The concept of hyperuniformity generalizes the traditional notion of long-range order and thus defines an exotic state of matter. A disordered hyperuniform many-particle system can be statistically isotropic like a liquid, with no Bragg peaks and no conventional type of long-range order. Nevertheless, at large scales, hyperuniform systems resemble crystals, in their suppression of large-scale density fluctuations. This unique combination is known to endow disordered hyperuniform materials with novel physical properties that are, e.g., both nearly optimal and direction independent (in contrast to those of crystals that are anisotropic). ^[2]

History

The term hyperuniformity (also independently called super-homogeneity in the context of cosmology ^[22] ) was coined and studied by Salvatore Torquato and Frank Stillinger in a 2003 paper, ^[1] in which they showed that, among other things, hyperuniformity provides a unified framework to classify and structurally characterize crystals, quasicrystals, and exotic disordered varieties. In that sense, hyperuniformity is a long-range property that can be viewed as generalizing the traditional notion of long-range order (e.g., translational / orientational order of crystals or orientational order of quasicrystals) to also encompass exotic disordered systems. ^[2]

Hyperuniformity was first introduced for point processes ^[1] and later generalized to two-phase materials (or porous media) ^[3] and random scalar or vectors fields. ^[5] It has been observed in theoretical models, simulations, and experiments, see list of examples below. ^[2]

Definition

A many-particle system in ${\displaystyle d}$-dimensional Euclidean space ${\displaystyle R^{d}}$ is said to be hyperuniform if the number of points in a spherical observation window with radius ${\displaystyle R}$ has a variance ${\displaystyle \sigma _{N}^{2}(R)}$ that scales slower than the volume of the observation window: ^[1] $${\displaystyle \lim _{R\to \infty }{\frac {\sigma _{N}^{2}(R)}{R^{d}}}=0.}$$This definition is (essentially) equivalent to the vanishing of the structure factor at the origin: ^[1] $${\displaystyle \lim _{\mathbf {k} \to 0}S(\mathbf {k} )=0}$$for wave vectors ${\displaystyle \mathbf {k} \in \mathbb {R} ^{d}}$.
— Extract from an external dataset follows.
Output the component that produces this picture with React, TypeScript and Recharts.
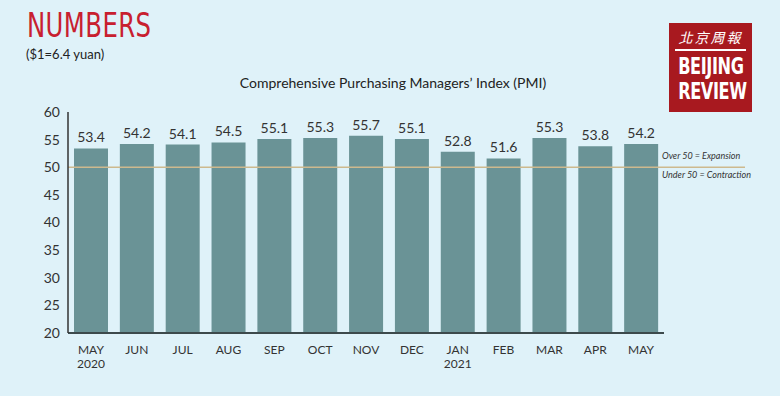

Similarly, a two-phase medium consisting of a solid and a void phase is said to be hyperuniform if the volume of the solid phase inside the spherical observation window has a variance that scales slower than the volume of the observation window. This definition is, in turn, equivalent to a vanishing of the spectral density at the origin. ^[3]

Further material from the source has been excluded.